* BEGIN Information supplied *

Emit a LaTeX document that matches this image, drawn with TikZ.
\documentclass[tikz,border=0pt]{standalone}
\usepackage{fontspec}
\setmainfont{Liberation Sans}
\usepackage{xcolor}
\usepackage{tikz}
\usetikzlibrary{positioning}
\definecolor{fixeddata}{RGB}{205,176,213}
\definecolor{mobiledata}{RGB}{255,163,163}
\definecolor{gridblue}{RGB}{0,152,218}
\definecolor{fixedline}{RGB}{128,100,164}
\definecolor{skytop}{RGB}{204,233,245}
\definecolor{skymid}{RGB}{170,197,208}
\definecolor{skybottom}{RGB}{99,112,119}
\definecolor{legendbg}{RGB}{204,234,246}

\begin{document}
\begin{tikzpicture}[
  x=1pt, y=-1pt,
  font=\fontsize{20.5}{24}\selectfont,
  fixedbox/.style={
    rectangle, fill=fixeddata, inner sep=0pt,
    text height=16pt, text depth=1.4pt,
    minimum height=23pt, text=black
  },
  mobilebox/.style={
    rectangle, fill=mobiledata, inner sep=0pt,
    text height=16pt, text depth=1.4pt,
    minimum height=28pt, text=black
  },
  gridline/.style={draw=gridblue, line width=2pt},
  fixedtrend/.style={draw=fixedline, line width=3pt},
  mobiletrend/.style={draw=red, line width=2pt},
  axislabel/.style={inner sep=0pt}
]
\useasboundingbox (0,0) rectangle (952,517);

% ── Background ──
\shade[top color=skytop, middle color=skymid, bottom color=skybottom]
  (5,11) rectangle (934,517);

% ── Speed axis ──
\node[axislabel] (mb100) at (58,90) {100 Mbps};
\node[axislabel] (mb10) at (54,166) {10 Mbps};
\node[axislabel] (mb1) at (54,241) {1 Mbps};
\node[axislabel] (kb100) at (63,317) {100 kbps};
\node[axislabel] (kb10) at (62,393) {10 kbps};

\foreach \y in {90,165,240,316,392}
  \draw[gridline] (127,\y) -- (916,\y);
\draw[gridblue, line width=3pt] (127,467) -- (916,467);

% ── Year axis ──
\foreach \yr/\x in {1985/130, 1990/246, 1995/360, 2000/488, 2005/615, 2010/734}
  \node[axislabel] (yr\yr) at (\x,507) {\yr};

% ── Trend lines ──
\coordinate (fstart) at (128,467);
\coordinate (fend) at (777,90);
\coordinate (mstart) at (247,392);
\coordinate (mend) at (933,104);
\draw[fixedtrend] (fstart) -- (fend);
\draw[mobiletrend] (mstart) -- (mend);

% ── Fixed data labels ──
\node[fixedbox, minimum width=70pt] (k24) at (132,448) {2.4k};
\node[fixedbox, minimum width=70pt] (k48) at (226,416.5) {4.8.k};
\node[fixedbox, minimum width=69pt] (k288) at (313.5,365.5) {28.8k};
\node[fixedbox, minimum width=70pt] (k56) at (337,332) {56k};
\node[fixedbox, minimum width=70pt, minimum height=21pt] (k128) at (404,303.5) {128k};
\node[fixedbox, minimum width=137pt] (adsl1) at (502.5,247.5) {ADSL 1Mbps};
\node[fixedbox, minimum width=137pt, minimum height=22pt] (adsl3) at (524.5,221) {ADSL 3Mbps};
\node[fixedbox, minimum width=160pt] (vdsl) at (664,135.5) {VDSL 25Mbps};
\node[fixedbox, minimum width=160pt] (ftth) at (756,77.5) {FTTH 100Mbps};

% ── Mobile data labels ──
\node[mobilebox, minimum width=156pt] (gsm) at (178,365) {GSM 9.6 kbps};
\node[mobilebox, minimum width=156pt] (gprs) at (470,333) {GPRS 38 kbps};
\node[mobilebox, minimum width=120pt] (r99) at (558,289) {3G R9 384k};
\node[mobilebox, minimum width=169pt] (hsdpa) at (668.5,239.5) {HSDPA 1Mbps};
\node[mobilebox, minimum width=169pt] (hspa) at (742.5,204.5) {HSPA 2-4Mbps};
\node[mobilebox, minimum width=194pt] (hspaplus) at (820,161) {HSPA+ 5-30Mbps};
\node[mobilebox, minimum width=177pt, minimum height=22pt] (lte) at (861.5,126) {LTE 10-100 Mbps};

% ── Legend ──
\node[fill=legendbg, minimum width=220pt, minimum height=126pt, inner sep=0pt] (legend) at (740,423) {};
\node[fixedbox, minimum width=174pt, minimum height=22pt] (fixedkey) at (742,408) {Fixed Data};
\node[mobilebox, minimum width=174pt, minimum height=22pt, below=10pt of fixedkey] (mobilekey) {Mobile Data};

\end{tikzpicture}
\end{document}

* END Information supplied *

Instructions for the task:
Output the listing above word for word.

Problem solution:
Emit a LaTeX document that matches this image, drawn with TikZ.
\documentclass[tikz,border=0pt]{standalone}
\usepackage{fontspec}
\setmainfont{Liberation Sans}
\usepackage{xcolor}
\usepackage{tikz}
\usetikzlibrary{positioning}
\definecolor{fixeddata}{RGB}{205,176,213}
\definecolor{mobiledata}{RGB}{255,163,163}
\definecolor{gridblue}{RGB}{0,152,218}
\definecolor{fixedline}{RGB}{128,100,164}
\definecolor{skytop}{RGB}{204,233,245}
\definecolor{skymid}{RGB}{170,197,208}
\definecolor{skybottom}{RGB}{99,112,119}
\definecolor{legendbg}{RGB}{204,234,246}

\begin{document}
\begin{tikzpicture}[
  x=1pt, y=-1pt,
  font=\fontsize{20.5}{24}\selectfont,
  fixedbox/.style={
    rectangle, fill=fixeddata, inner sep=0pt,
    text height=16pt, text depth=1.4pt,
    minimum height=23pt, text=black
  },
  mobilebox/.style={
    rectangle, fill=mobiledata, inner sep=0pt,
    text height=16pt, text depth=1.4pt,
    minimum height=28pt, text=black
  },
  gridline/.style={draw=gridblue, line width=2pt},
  fixedtrend/.style={draw=fixedline, line width=3pt},
  mobiletrend/.style={draw=red, line width=2pt},
  axislabel/.style={inner sep=0pt}
]
\useasboundingbox (0,0) rectangle (952,517);

% ── Background ──
\shade[top color=skytop, middle color=skymid, bottom color=skybottom]
  (5,11) rectangle (934,517);

% ── Speed axis ──
\node[axislabel] (mb100) at (58,90) {100 Mbps};
\node[axislabel] (mb10) at (54,166) {10 Mbps};
\node[axislabel] (mb1) at (54,241) {1 Mbps};
\node[axislabel] (kb100) at (63,317) {100 kbps};
\node[axislabel] (kb10) at (62,393) {10 kbps};

\foreach \y in {90,165,240,316,392}
  \draw[gridline] (127,\y) -- (916,\y);
\draw[gridblue, line width=3pt] (127,467) -- (916,467);

% ── Year axis ──
\foreach \yr/\x in {1985/130, 1990/246, 1995/360, 2000/488, 2005/615, 2010/734}
  \node[axislabel] (yr\yr) at (\x,507) {\yr};

% ── Trend lines ──
\coordinate (fstart) at (128,467);
\coordinate (fend) at (777,90);
\coordinate (mstart) at (247,392);
\coordinate (mend) at (933,104);
\draw[fixedtrend] (fstart) -- (fend);
\draw[mobiletrend] (mstart) -- (mend);

% ── Fixed data labels ──
\node[fixedbox, minimum width=70pt] (k24) at (132,448) {2.4k};
\node[fixedbox, minimum width=70pt] (k48) at (226,416.5) {4.8.k};
\node[fixedbox, minimum width=69pt] (k288) at (313.5,365.5) {28.8k};
\node[fixedbox, minimum width=70pt] (k56) at (337,332) {56k};
\node[fixedbox, minimum width=70pt, minimum height=21pt] (k128) at (404,303.5) {128k};
\node[fixedbox, minimum width=137pt] (adsl1) at (502.5,247.5) {ADSL 1Mbps};
\node[fixedbox, minimum width=137pt, minimum height=22pt] (adsl3) at (524.5,221) {ADSL 3Mbps};
\node[fixedbox, minimum width=160pt] (vdsl) at (664,135.5) {VDSL 25Mbps};
\node[fixedbox, minimum width=160pt] (ftth) at (756,77.5) {FTTH 100Mbps};

% ── Mobile data labels ──
\node[mobilebox, minimum width=156pt] (gsm) at (178,365) {GSM 9.6 kbps};
\node[mobilebox, minimum width=156pt] (gprs) at (470,333) {GPRS 38 kbps};
\node[mobilebox, minimum width=120pt] (r99) at (558,289) {3G R9 384k};
\node[mobilebox, minimum width=169pt] (hsdpa) at (668.5,239.5) {HSDPA 1Mbps};
\node[mobilebox, minimum width=169pt] (hspa) at (742.5,204.5) {HSPA 2-4Mbps};
\node[mobilebox, minimum width=194pt] (hspaplus) at (820,161) {HSPA+ 5-30Mbps};
\node[mobilebox, minimum width=177pt, minimum height=22pt] (lte) at (861.5,126) {LTE 10-100 Mbps};

% ── Legend ──
\node[fill=legendbg, minimum width=220pt, minimum height=126pt, inner sep=0pt] (legend) at (740,423) {};
\node[fixedbox, minimum width=174pt, minimum height=22pt] (fixedkey) at (742,408) {Fixed Data};
\node[mobilebox, minimum width=174pt, minimum height=22pt, below=10pt of fixedkey] (mobilekey) {Mobile Data};

\end{tikzpicture}
\end{document}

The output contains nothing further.